Kurdish and Arab militias under the U.S.-backed Syrian Democratic Forces (SDF), backed by American and allied air power, made their final sweep through the remaining pockets of ISIS resistance in Baghouz on Saturday the culmination of several weeks of intense fighting for the last ISIS foothold in Syria.
While ISIS will remain a serious terrorism threat to the U.S. and its allies, its total battlefield defeat stands as a stunning defeat for the terror group, who at their height of power held sway over the Middle East from the ancient Syrian city of Palmyra westward to the northern Iraqi capital of Mosul. ISIS’s blistering campaign across the region was met with equal voracity by the U.S.-led coalition which bloodied and battered the group out of Iraq and back into its Syrian strongholds, eventually retaking those final redoubts over the last two years.
“After five years of fighting, we stand here to declare the physical defeat of ISIS and the end of its public challenge over all human being,” members of the the SDF General Command said in a statement late Saturday. “We affirm that our war against Da’ash terrorism will continue until full victory is achieved and the total elimination of its existence,” they added.
In Washington, the Trump White House praised the victory as a major triumph over the global jihadi organization.
“ISIS’s loss of territory is further evidence of its false narrative, which tries to legitimize a record of savagery,” President Trump said in a statement on Saturday. “While on occasion these cowards will resurface, they have lost all prestige and power. They are losers and will always be losers,” he added.
Top U.S. military commanders and Pentagon officials also praised the collapse of the Islamic State’s caliphate, but warned the war against ISIS remained far from over.
“While this is a critical milestone in the fight against ISIS, we understand our work is far from complete,” acting Defense Secretary Patrick Shanahan said in a statement.
As the fight shifts from the battlefields of Syria and northern Iraq to the counterterrorism fight reminiscent of the wars of the post 9/11 era, the U.S. “will continue to work by, with, and through our partners and allies to enable stabilization efforts,” in the region, the defense chief said.
Chairman of the Joint Chiefs of Staff Gen. Joseph Dunford and Gen. Joseph Votel, head of U.S. Central Command, echoed Mr. Shanahan’s calls for Washington’s continued commitment to ensure against an ISIS resurgence in the Middle East.
“While our collective efforts liberated more than seven million civilians from Daesh’s brutality, we recognize the fight is not over,” Gen. Votel said, using the derogatory Arabic term for the Islamic State. “Going forward, the U.S. military remains committed to working closely with our Coalition and regional partners to ensure the lasting defeat of ISIS,” Gen. Dunford added in a statement Saturday.

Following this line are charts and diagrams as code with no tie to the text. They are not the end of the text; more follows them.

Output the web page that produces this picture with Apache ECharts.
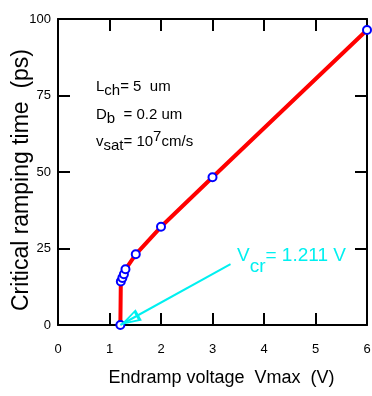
<!DOCTYPE html>
<html>
<head>
<meta charset="utf-8">
<script src="https://cdn.jsdelivr.net/npm/echarts@6/dist/echarts.min.js"></script>
<style>
  html, body { margin: 0; padding: 0; background: #fff; }
  #chart { width: 372px; height: 396px; }
</style>
</head>
<body>
<div id="chart"></div>
<script>
// endramp voltage (V) vs critical ramping time (ps)
const vmax = [1.211, 1.22, 1.25, 1.28, 1.31, 1.51, 2, 3, 6];
const rampTime = [0, 14.2, 15.4, 16.6, 18.2, 23.1, 32.1, 48.3, 96.4];
const xTicks = [0, 1, 2, 3, 4, 5, 6];
const yTicks = [0, 25, 50, 75, 100];
const vcr = 1.211;
const arrowFrom = [3.35, 19.9];

const FONT = '"Liberation Sans", Arial, sans-serif';

const chart = echarts.init(document.getElementById('chart'), null, { renderer: 'canvas' });

const axisLine = { onZero: false, lineStyle: { color: '#000', width: 2 } };
const tick = { inside: true, length: 12, lineStyle: { color: '#000', width: 2 } };

// open arrow head, tip sits in the middle of the symbol box so it lands on the point
const arrowHead = 'path://M0,0 L0,0.01 M0,20 L7,40 L-7,40 Z M0,26 L-4,37 L4,37 Z';

const option = {
  animation: false,
  backgroundColor: '#fff',
  grid: { left: 58, right: 5, top: 19, bottom: 71, containLabel: false, outerBoundsMode: 'none' },
  xAxis: [
    {
      type: 'value',
      min: xTicks[0],
      max: xTicks[xTicks.length - 1],
      interval: 1,
      axisLine,
      axisTick: tick,
      splitLine: { show: false },
      axisLabel: { margin: 18, fontSize: 13, color: '#000', fontFamily: FONT },
      name: 'Endramp voltage  Vmax  (V)',
      nameLocation: 'middle',
      nameGap: 44,
      nameMoveOverlap: false,
      nameTextStyle: { fontSize: 18, color: '#000', fontFamily: FONT, padding: [0, 0, 0, 18] }
    },
    {
      type: 'value',
      position: 'top',
      min: xTicks[0],
      max: xTicks[xTicks.length - 1],
      interval: 1,
      axisLine,
      axisTick: tick,
      splitLine: { show: false },
      axisLabel: { show: false }
    }
  ],
  yAxis: [
    {
      type: 'value',
      min: yTicks[0],
      max: yTicks[yTicks.length - 1],
      interval: 25,
      axisLine,
      axisTick: tick,
      splitLine: { show: false },
      axisLabel: { margin: 7, fontSize: 13, color: '#000', fontFamily: FONT, padding: [0, 0, 9, 0] },
      name: 'Critical ramping time  (ps)',
      nameLocation: 'middle',
      nameGap: 25,
      nameMoveOverlap: false,
      nameTextStyle: { fontSize: 23, color: '#000', fontFamily: FONT, padding: [0, 16, 0, 0] }
    },
    {
      type: 'value',
      position: 'right',
      min: yTicks[0],
      max: yTicks[yTicks.length - 1],
      interval: 25,
      axisLine,
      axisTick: tick,
      splitLine: { show: false },
      axisLabel: { show: false }
    }
  ],
  series: [
    {
      type: 'line',
      data: vmax.map((v, i) => [v, rampTime[i]]),
      lineStyle: { color: '#ff0000', width: 4 },
      symbol: 'emptyCircle',
      symbolSize: 8,
      itemStyle: { color: '#0000ff', borderWidth: 2 },
      z: 3,
      markLine: {
        silent: true,
        symbol: ['none', arrowHead],
        symbolSize: [13, 42],
        lineStyle: { color: '#00f0f0', width: 2, type: 'solid' },
        label: { show: false },
        data: [[{ coord: arrowFrom }, { coord: [vcr, 0] }]]
      }
    }
  ],
  graphic: [
    {
      type: 'text',
      left: 96,
      top: 79,
      style: {
        text: '{m|L}{s|ch}{m|= 5  um}',
        fill: '#000',
        rich: {
          m: { fontSize: 15, fontFamily: FONT },
          s: { fontSize: 15, fontFamily: FONT, padding: [8, 0, 0, 0] }
        }
      }
    },
    {
      type: 'text',
      left: 96,
      top: 107,
      style: {
        text: '{m|D}{s|b}{m|  = 0.2 um}',
        fill: '#000',
        rich: {
          m: { fontSize: 15, fontFamily: FONT },
          s: { fontSize: 15, fontFamily: FONT, padding: [8, 0, 0, 0] }
        }
      }
    },
    {
      type: 'text',
      left: 96,
      top: 129,
      style: {
        text: '{m|v}{s|sat}{m|= 10}{u|7}{m|cm/s}',
        fill: '#000',
        rich: {
          m: { fontSize: 15, fontFamily: FONT },
          s: { fontSize: 15, fontFamily: FONT, padding: [8, 0, 0, 0] },
          u: { fontSize: 15, fontFamily: FONT, padding: [0, 0, 11, 0] }
        }
      }
    },
    {
      type: 'text',
      left: 237,
      top: 246,
      style: {
        text: '{m|V}{s|cr}{m|= 1.211 V}',
        fill: '#00f0f0',
        rich: {
          m: { fontSize: 19, fontFamily: FONT },
          s: { fontSize: 19, fontFamily: FONT, padding: [22, 0, 0, 0] }
        }
      }
    }
  ]
};

chart.setOption(option);
</script>
</body>
</html>
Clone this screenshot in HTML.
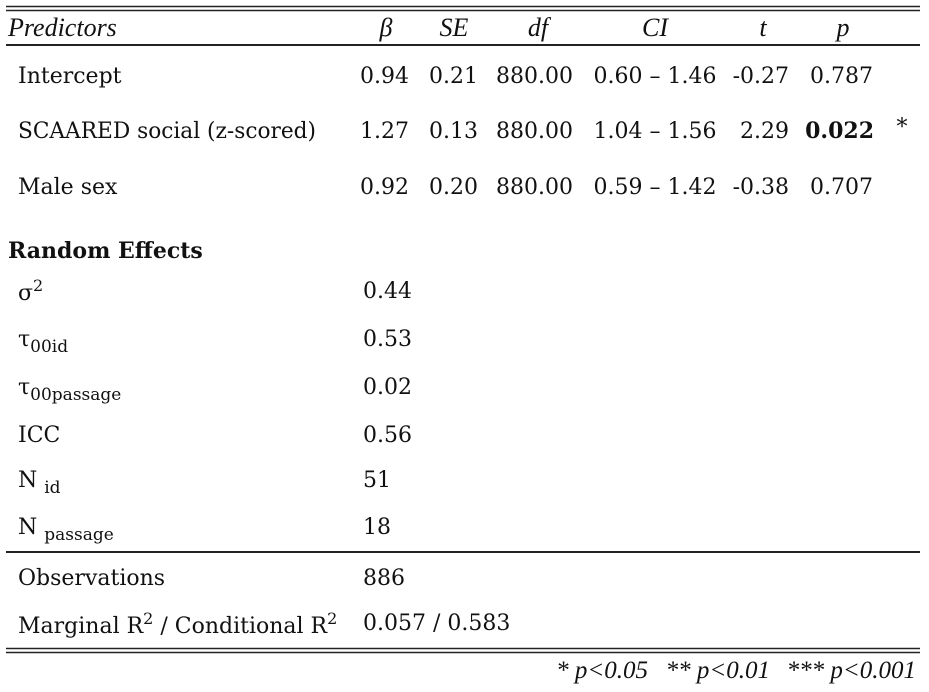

Gen. Votel warned lawmakers earlier this month that ISIS’s defeat in Baghouz was “a calculated decision to preserve the safety of their families and preservation of their capabilities” to continue their fight.
“This is a serious generational problem that if not handled properly will sow the seeds of future violent extremism,” he told House defense lawmakers at the time. Retired Marine Corps Gen. John Allen said Sunday that liberation of Baghouz was not the highly-touted death knell for the Islamic State, but a major step in the ongoing fight against the group.
“I think it is a waypoint in the process of eliminating this threat,” said Gen. Allen, who was also the top U.S. envoy in charge of the anti-ISIS coalition under the Obama White House. “They have not given up one iota” of their ideology or desire said the former four-star general, now president of the Washington-based Brookings Institute. “This is still a dangerous and virulent group,” he added during an interview on CBS’s Face the Nation.
SDF commanders on Saturday said their forces would continue clearing operations in and around Baghouz and adjoining Deir-e-Zour for the next few months, rooting out individual pockets of ISIS resistance in both areas.
The biggest challenge facing the nearly 2,000 U.S. forces battling ISIS in Syria will be to ensure local forces can secure the terror group’s former holdings, against an ISIS that has reverted back to a classic insurgency group.
“If you do not stabilize the population . . . we face the potential for a [resurgence],” Gen. Allen said Sunday. Brett McGurk, the White House’s former top envoy in the ISIS fight, reiterated those concerns on Sunday.
“Follow-through with training, pressure on ISIS networks in Iraq [and] Syria, and support for holding thousands of detainee is essential and was always part of the plan,” for a post-Islamic State Syria Mr. McGurk said in a Twitter post, lauding the SDF victory in Baghouz.
But Mr. Trump has already set in motion plans to withdraw all American troops from the country over the next several months, with plans to leave a small 400 to 600-man force to oversee stability operations. The White House only acquiesced to that small, residual force after severe pushback to the administration’s Syria withdrawal plans by the Pentagon and other national security officials.